While summer is still with us, let’s take a closer look not at how sausages are made, but how they are eaten.
SAUSAGE, PEPPER, AND ONION HOAGIES
A standard treat at any Italian-American festival, be it held in New York, Boston, Philadelphia, Chicago, or elsewhere is the always-tempting sausage, pepper, and onion hoagie (or submarine, or grinder, or zep). Its simplicity assures that it will never go out of style. Get bread, grill the ingredients; put everything into the bread; eat. Order another.
The sausage roll is a favorite throughout the UK and parts of Europe; the type and quality of sausage, as with every kind of sausage snacksandwich, varies wildly, and you can’t always know what you’re getting until you take the first bite. The US version of this delight most often appears in the form of cocktail snacks, i.e. pigs in a blanket.
BREAKFAST SAUSAGE SANDWICHES
Breakfast sausage in the US generally comes in a standard diameter perfect for fitting onto buns, biscuits, or what have you ((and as with all sausages, can be eaten as is). Cream gravy adds an especially nice touch for those needing not to count their calories or track their cholesterol count, and it can always be eaten on the run. (We must point out, however, that some will always find the Taylor Ham breakfast sandwich preferable.)
THE MAXWELL STREET POLISH
Perhaps first served in 1939 by Macedonian immigrant Jimmy Stefanovic at his hot dog stand at Maxwell and Halstead, this sandwich, a Chicago specialty not as well known as the hot dog (we’re getting there) and theItalian beef, features a Chicago-specific grilled (or fried) Polish sausage somewhat similar to kielbasa, yellow mustard, grilled onions, and (often) pickled green peppers. Jim’s Original and the Express Grill, which serves up the Polish as well, stood next to each other until their original site was razed; at which point they both moved, and again stand side-by-side, continuing their fierce competition.
The Half Smoke is the variety of wiener-in-a-bun preferred in Washington, DC. Sometimes beef, sometimes pork, often half and half and almost always spicy, a Half Smoke is often steamed, and then served up with chili and onions. The Half Smoke served at Ben’s Original is considered top of the line.
WIENERS UP THE ARM
Especially popular in Rhode Island as a feature of the New York System, but also found elsewhere, “wieners up the arm” mean smaller-than-usual hot dogs made of veal and pork, lined up in a row along the counterperson’s forearm (sometimes as far up as the bicep) so that toppings (melted cheese, chili, onions etc.) can be added all at once. A key feature of the experience, of course, is the lagniappe added via the taste of the counterperson’s arm.

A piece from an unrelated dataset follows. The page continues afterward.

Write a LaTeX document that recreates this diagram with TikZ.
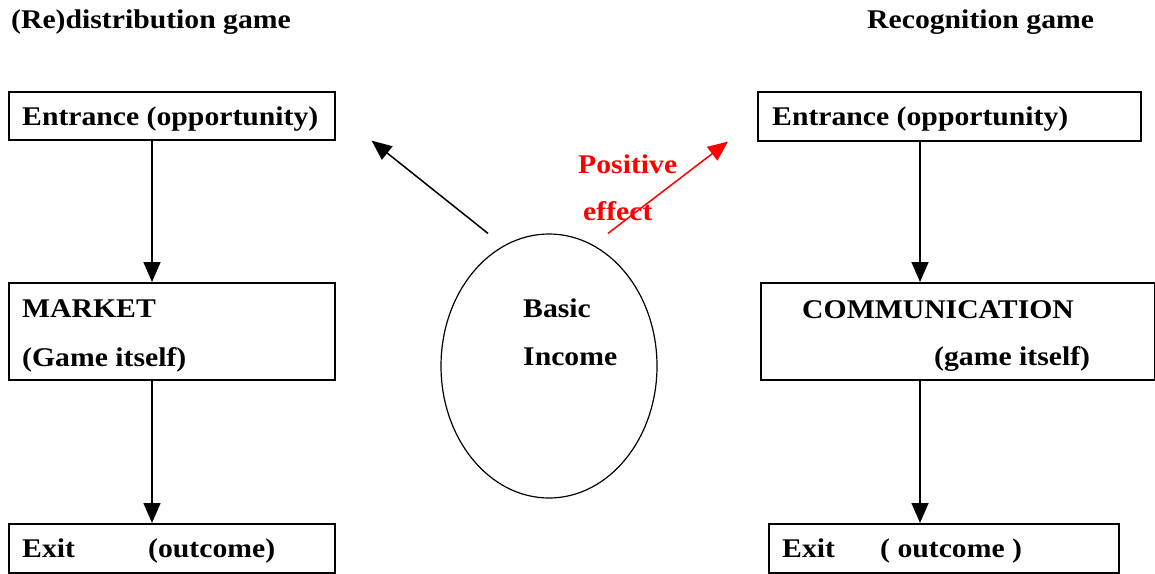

Everybody loves the basic Hot Dog! Well, many people do. Accordingly, every part of the US has a different style, when it comes to serving them up.
The dirty water dog, as they are colloquially known, has been a feature of the New York streetscape since the Great Depression and earlier. Boiled and then served plain, with mustard, or with sauerkraut by street vendors, the best hot dogs in the city are found either at Nathan’s, in Coney Island (where the ridiculously enjoyable hot dog eating contest takes place each summer) or, even better, at Papaya King.
LA holds its own with New York and Chicago when it comes to hot dogs. While the beloved Tail O’the Pup remains in storage, having been moved from its previous location in 2005 to make way for luxury condos which have yet to be built, the traditional Los Angeles chili dog can be enjoyed at Pink’s, Tommy’s, and many other places throughout the Southland.
In Detroit, the American Coney Island Hot Dog stand has since 1917 served up the local variant: a natural skin wiener with chili, mustard and sweet chopped onions served in a steamed bun. The depopulation of Detroit notwithstanding, the area still has 150 Coney Island-style hot dog stands, including both the original and, immediately next door, its closest competitor, Lafayette Coney Island.
The Chicago hot dog is often considered, (even by non-Chicagoans) an exemplar of what hot dogs should be; and though Doug Sohn the owner decided to shutter, Hot Doug’s will be until October 4 the place where the longest lines will be found. The basic Chicago Red Hot, available throughout the city with any number of subtle variations, generally employs an all-beef frankfurter, a poppy seed bun, yellow mustard, chopped white onion,glow-in-the-dark green sweet pickle relish, a dill pickle spear, tomato, pickled peppers, and celery salt. Ketchup, with good reason, never enters into the picture — other ingredients sometimes do, depending on the inventiveness of the person behind the grill.
Bear in mind that it is nevertheless always possible to go overboard, when it comes to Chicago-style hot dogs.
So while summer’s still here — run, don’t walk to your nearest sausage-on-a-roll purveyor!